Most ultra low-volume dispensing machines ran into the problem of “drift”—the machine would dispense the right amount of fluid consistently throughout the morning. Come back after lunch, it wouldn’t be the same.
“Our technology solved that because it’s based on a highly programmable and highly accurate syringe pump.”
In addition, BioDot’s technology allows for multiple drop formulations, and speeds up the process by controlling where the drop lands on the surface of the test material. This prevents cross-contamination in the manufacturing process.
BioDot quickly established itself as a leader in the field based on its IP (intellectual property) portfolio, Lemmo said.
BioDot has always focused on the rapid delivery of its products.
Other industry products generally ship a few months after purchase; and the company condensed its timeline to four to six weeks when the pandemic hit.
“Because we were primarily self-funded, we had to always have a focus on developing a product that meets a need and can be sold, and be sold again and again,” Lemmo said.
After a couple of years in business, BioDot had developed a variety of systems—that range in price from $20,000 to $1 million—and handle most test manufacturers’ needs.
BioDot continues to partner with its clients on feasibility studies and customize its machines upon request.
For example, it created a unique dispensing system for an ophthalmology company that needed liquid delivered to an ocular implant.
Though BioDot doesn’t disclose the names of its clients, “if you were to name the leading in vitro diagnostic manufacturers, there is a high likelihood that they are all our customers,” he said. “The same goes for the second tier of manufacturers and leading academic institutions.”
Top in vitro diagnostic manufacturers include Abbott Laboratories and Becton, Dickinson & Co.
The initial shock of the pandemic—along with supply chain issues—has subsided for now, Lemmo said.
Nevertheless, BioDot’s teams aren’t slowing down; Lemmo is considering adding a second shift for production.

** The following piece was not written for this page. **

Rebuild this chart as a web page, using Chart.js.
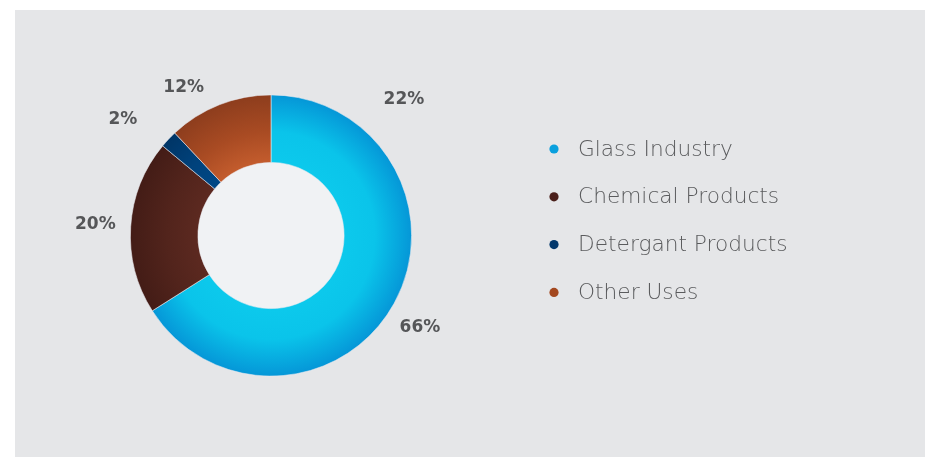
<!DOCTYPE html>
<html>
<head>
<meta charset="utf-8">
<script src="https://cdn.jsdelivr.net/npm/chart.js@4/dist/chart.umd.min.js"></script>
<style>
  html, body { margin: 0; padding: 0; background: #ffffff; }
  #panel { position: absolute; left: 15px; top: 10px; width: 910px; height: 447px; background: #e5e6e8; }
  canvas { display: block; }
</style>
</head>
<body>
<div id="panel"><canvas id="c" width="910" height="447"></canvas></div>
<script>
// ---- data ----
const categories = ["Glass Industry", "Chemical Products", "Detergant Products", "Other Uses"];
const shares = [66, 20, 2, 12];
const shareLabels = ["66%", "20%", "2%", "12%"];
const extraLabel = "22%";

// ---- styles ----
const legendColors = ["#0aa0de", "#4a1f1a", "#02376b", "#a3481f"];
const gradStops = [
  ["#0cc9ec", "#0ac4ea", "#0596d7"],
  ["#5c2920", "#52241c", "#431c16"],
  ["#004785", "#00427c", "#003566"],
  ["#c35c2d", "#a94b23", "#8d3d1d"]
];
const CUT = 0.52;

function geom(chart) {
  const a = chart.chartArea;
  const cx = (a.left + a.right) / 2, cy = (a.top + a.bottom) / 2;
  const R = Math.min(a.right - a.left, a.bottom - a.top) / 2;
  return { cx, cy, R, r: R * CUT };
}

function segFill(ctx) {
  const chart = ctx.chart;
  if (!chart.chartArea) return legendColors[ctx.dataIndex];
  const g = geom(chart);
  const s = gradStops[ctx.dataIndex];
  const grad = chart.ctx.createRadialGradient(g.cx, g.cy, g.r, g.cx, g.cy, g.R);
  grad.addColorStop(0, s[0]);
  grad.addColorStop(0.45, s[1]);
  grad.addColorStop(1, s[2]);
  return grad;
}

// label placement (angle clockwise from 12 o'clock in degrees, distance from centre in px)
const labelPlacement = [
  { a: 121.7, d: 175 },
  { a: 273.6, d: 176 },
  { a: 308.0, d: 188 },
  { a: 329.5, d: 172 }
];
const extraPlacement = { a: 44.4, d: 190 };

const holePlugin = {
  id: 'hole',
  beforeDatasetsDraw(chart) {
    const g = geom(chart);
    const c = chart.ctx;
    c.save();
    c.beginPath();
    c.arc(g.cx, g.cy, g.r, 0, Math.PI * 2);
    c.fillStyle = '#f0f2f4';
    c.fill();
    c.restore();
  }
};

const labelsPlugin = {
  id: 'pctLabels',
  afterDatasetsDraw(chart) {
    const g = geom(chart);
    const c = chart.ctx;
    c.save();
    c.font = 'bold 17px "DejaVu Sans"';
    c.fillStyle = '#555658';
    c.textAlign = 'center';
    c.textBaseline = 'middle';
    const put = (txt, p) => {
      const t = p.a * Math.PI / 180;
      c.fillText(txt, g.cx + p.d * Math.sin(t), g.cy - p.d * Math.cos(t));
    };
    shareLabels.forEach((t, i) => put(t, labelPlacement[i]));
    put(extraLabel, extraPlacement);
    c.restore();
  }
};

const legendPlugin = {
  id: 'sideLegend',
  afterDraw(chart) {
    const c = chart.ctx;
    c.save();
    c.font = '200 21.7px "DejaVu Sans"';
    c.textBaseline = 'middle';
    c.textAlign = 'left';
    chart.data.labels.forEach((lab, i) => {
      const y = 139 + i * 47.8;
      c.beginPath();
      c.arc(539, y, 4.6, 0, Math.PI * 2);
      c.fillStyle = legendColors[i];
      c.fill();
      c.fillStyle = '#5a5b5d';
      c.fillText(lab, 563, y + 1);
    });
    c.restore();
  }
};

new Chart(document.getElementById('c'), {
  type: 'doughnut',
  data: {
    labels: categories,
    datasets: [{
      data: shares,
      backgroundColor: segFill,
      borderColor: 'rgba(235,236,240,0.7)',
      borderWidth: 0.8,
      hoverOffset: 0
    }]
  },
  options: {
    responsive: false,
    animation: false,
    cutout: '52%',
    layout: { padding: { left: 115, right: 513, top: 84.5, bottom: 80.5 } },
    plugins: {
      legend: { display: false },
      tooltip: { enabled: false }
    }
  },
  plugins: [holePlugin, labelsPlugin, legendPlugin]
});
</script>
</body>
</html>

“Reality has set in,” Lemmo said. “We, as a society, won’t go back to not knowing whether we have the flu, COVID-19 or another infectious disease.”
Recent regulatory actions that have allowed for the expansion of telehealth services, have only fueled growth in the diagnostics space, Lemmo said.
“We’ve been the world’s premier provider of manufacturing equipment focused on low-volume dispensing for diagnostic products for quite some time, and I’m convinced we’re on a growth path.”